If your handbook is silent on civil court appearances but grants paid leave for jury duty, you can make a reasonable request, in writing, to be treated comparably. HR departments are not always consistent, and a polite, documented ask sometimes works.

If your handbook explicitly states that employees must use PTO for any absence not covered by a specific leave category, then yes, your employer can require it, assuming your state law does not override that policy. That is the most common situation for workers in at-will employment states.

Get a copy of your current handbook and save it somewhere outside your work email. Policies change, and you want the version that was in effect when your leave was requested.

Request the time off in writing and document everything

However your employer handles court leave, make your request in writing and keep a copy. This protects you regardless of what the policy says.

Here is a straightforward template approach:

State that you have a required court appearance on a specific date. Note that you are requesting either court leave (if your policy provides for it) or personal/PTO leave. Attach the court notice or subpoena if your employer requires documentation. Ask for written confirmation of how the absence will be classified.

Do not mention divorce by name if you do not feel safe doing so. 'A civil legal proceeding requiring my attendance' is accurate and sufficient. You are not legally required to disclose the nature of the case to your employer in most circumstances.

If your supervisor or HR representative responds verbally, follow up with an email summarizing what was said. 'Just confirming our conversation: you noted that Tuesday will be classified as X.' A paper trail is not paranoia. It is how you protect yourself if something goes sideways later.

Research consistently shows that divorce produces persistent income decline, particularly for women who stepped back from work during the marriage. You are already managing real financial stakes. Do not let an undocumented leave request become an additional problem.

Plan your schedule around court realistically, not optimistically

Family court runs on its own timeline. A hearing scheduled for 9 a.m. may not start until 11, and a 'quick status conference' can become a full afternoon if your attorneys argue. Plan accordingly.

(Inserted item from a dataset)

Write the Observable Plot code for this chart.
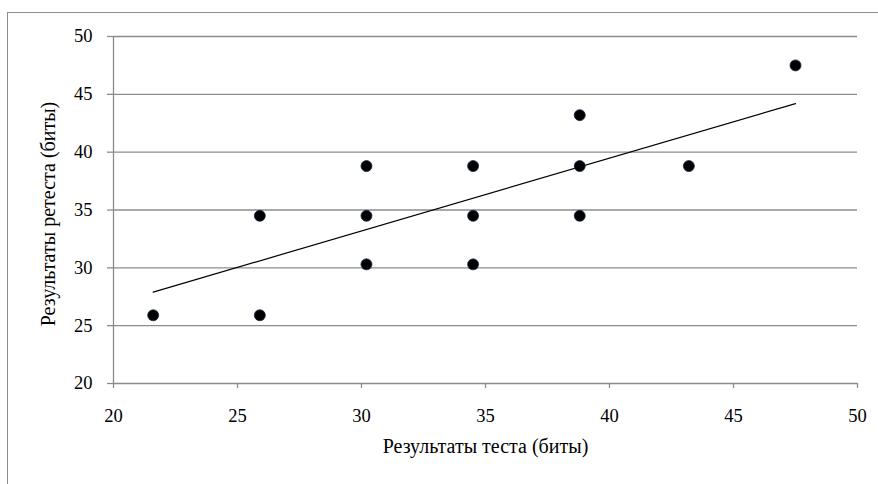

Practical steps: - Request the full day off even for a short scheduled hearing. Judges do not care about your afternoon meeting. - If you have multiple court dates coming up, map them on a calendar now and start tracking your PTO balance against them. Divorce proceedings often involve more appearances than people anticipate: temporary orders, financial disclosures, mediation, and the final hearing are each separate events. - Talk to your divorce attorney about consolidating appearances where possible. Some routine status conferences can be handled by your attorney alone, without your physical presence, depending on your jurisdiction. - If your employer has a flexible work policy, ask whether you can make up the hours on other days rather than drawing from PTO. Put the request in writing.

The financial picture of divorce extends beyond court days. If you are also thinking through housing costs after the split, our piece on whether you can afford the house after divorce lays out the numbers you need to run before making that decision.

On the days you do appear in court, build in buffer time before and after. You will not be at your sharpest for a performance review the same afternoon.

Know your rights if your employer retaliates or pressures you

If your employer threatens your job, writes you up, or otherwise penalizes you specifically for attending a legally required court appearance, that may cross a legal line even in states with limited leave protections.

Steps to take if you feel pressured: 1. Document the pressure in writing. Note the date, what was said, and who said it. 2. Check whether your state has an anti-retaliation provision related to court attendance. Even states without paid leave laws often prohibit termination for court appearance. 3. Contact your state's Department of Labor or a local employment attorney. Many offer free initial consultations. 4. If you are a union member, contact your union representative immediately. Collective bargaining agreements frequently have stronger protections than state minimums.

It is also worth knowing that research consistently shows divorce raises the risk of long-term health-related work difficulty for years after the process ends. You are managing something genuinely hard. The wellness habits and practical protections you put in place now, including protecting your employment status, matter more than they might seem in the middle of all this.

You do not need to be confrontational with your employer to be strategic. Document quietly, ask in writing, and escalate only if necessary. Most employers, when they understand a court appearance is legally required, will not fight you on it.